The hyperscale data centre market in Asia Pacific is set for impressive growth, fuelled by rapidly increasing data usage across the region.
There is no set definition of a hyperscale data centre, but the key is their size and capacity. The hyperscale model works with hundreds of individual servers which are made to operate together via a high-speed network. Their power capacity could exceed 100MW, compared with 2-10MW for conventional data centres, and they are substantially larger.
Only 24 companies operate hyperscale data centres and most are US-based, although China’s Tencent, Alibaba and Baidu are also included in this category.
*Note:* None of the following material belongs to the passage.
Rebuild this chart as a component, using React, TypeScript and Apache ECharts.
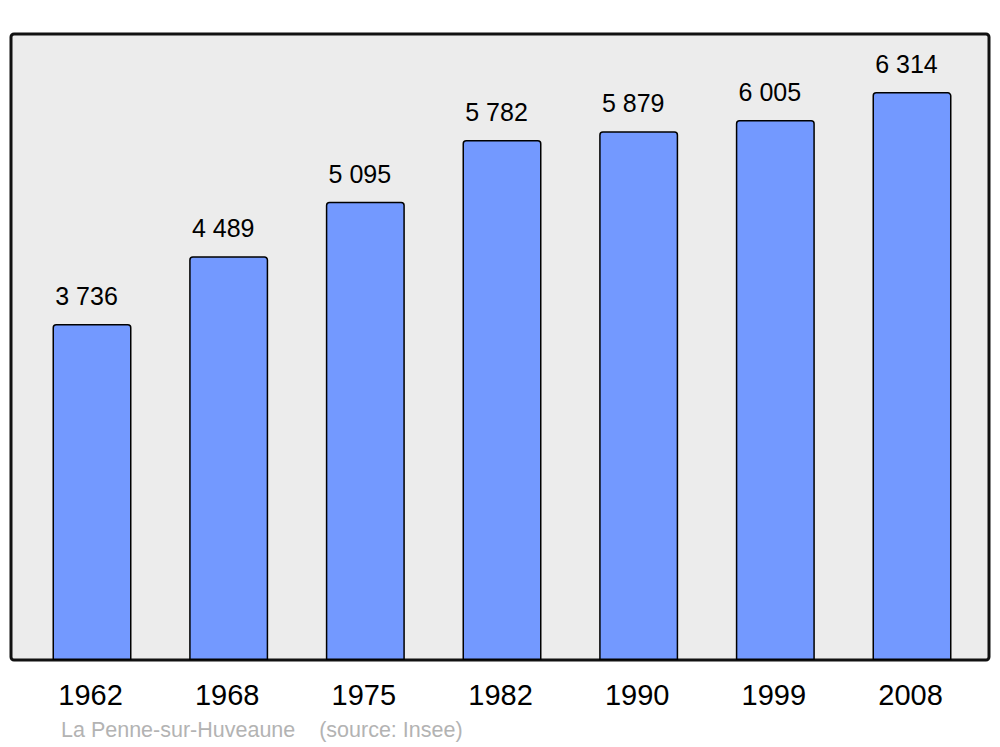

Cisco’s Global Cloud Index predicts 25% annual growth in data centre traffic to 2021 and also predicts that hyperscale data centres, which account for 39% of traffic today, will account for 55% by 2021.
There were 338 hyperscale data centres worldwide in 2016, 30% in Asia. By 2021, the number will grow to 628, with 39% being in Asia, Cisco predicts. This means Asia will take over from North America as the biggest region for such facilities– inevitable given the continent’s population and rapidly increasing use of data.
Due to a law which require China data to be stored in domestically-located and operated data centres, it is very much its own market; elsewhere in Asia developed markets are considerably ahead of emerging markets as locations for hyperscale data centres, as they offer the physical and legal infrastructure operators require.
For example, Facebook announced in September that it would construct a 150MW hyperscale data centre in Singapore. This 11-storey, 1.8m sq ft facility will serve users across South East Asia and India. Microsoft and Google have large data centres on the island and Mapletree Investments is currently constructing a $42m, 240,000 sq ft data centre, reportedly on behalf of a single tenant: Amazon Web Services.
Other markets in the region with potential to exploit the growth of hyperscale data centres are Australia and Japan, with Sydney and Tokyo the prime city markets. Hong Kong is also a major data centre location, but lack of land is set to be a constraining factor in its future growth.
Singapore, which also suffers land constraints, is investigating alternatives to conventional above ground data centres. These could include high-rise or underground facilities.